In schwerwiegenden Fällen einer (potenziellen) Wettbewerbsbeeinträchtigung müsse das nationale Gericht sogar die Rückforderung von bereits ausgereichten staatlichen Mitteln anordnen. Zudem seien die nationalen Gerichte auch verpflichtet, im Bedarfsfall einstweilige Maßnahmen zu erlassen. Einerseits um die Interessen der an der Beihilfenmaßnahme beteiligten Parteien und andererseits die praktische Wirksamkeit der Eröffnung des förmlichen Beihilfenprüfverfahrens durch die EU-Kommission zu wahren.

Bei Zweifeln an der Einstufung der in Rede stehenden Maßnahme als staatliche Beihilfe kann das nationale Gericht die EU-Kommission um weitere Erläuterungen bitten. Gleiches gilt auch dann, wenn das nationale Gericht Bedenken zu der Gültigkeit oder der Auslegung der Entscheidung über die Eröffnung des förmlichen Prüfverfahrens durch die EU-Kommission hat.

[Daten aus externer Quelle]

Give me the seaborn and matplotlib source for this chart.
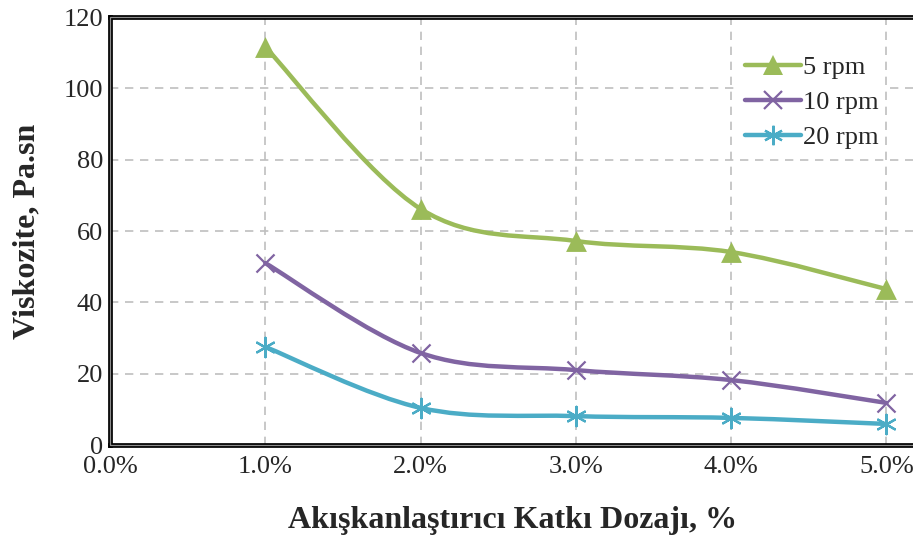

In diesen Fällen muss das nationale Gericht dem Gerichtshof die entsprechende Frage zur Vorabentscheidung vorlegen.

Konsequenzen für die Beihilfenpraxis

Für die EU-beihilfenrechtliche Praxis bedeutet die neue Rechtsprechung des EuGH eine weitere Verschärfung der EU-Beihilfenkontrolle: So droht bei einer nicht ordnungsgemäßen Durchführung von Beihilfengewährungen neuerdings zeitgleich mit einem förmlichen Prüfverfahren vor der EU-Kommission die Anordnung von Aussetzungs- und Rückforderungsmaßnahmen durch die nationalen Gerichte. Bislang hatten letztere in Beihilfenklageverfahren regelmäßig zunächst das Ergebnis der Kommissionsprüfung abgewartet. Nun sind sie gehalten, bereits während des Kommissionsverfahrens – ggfs. einschneidende – Maßnahmen anzuordnen. Die Beteiligten einer nicht ordnungsgemäßen Beihilfengewährung müssen sich insofern darauf einstellen, zeitlich deutlich früher mit den entsprechenden Konsequenzen konfrontiert zu werden.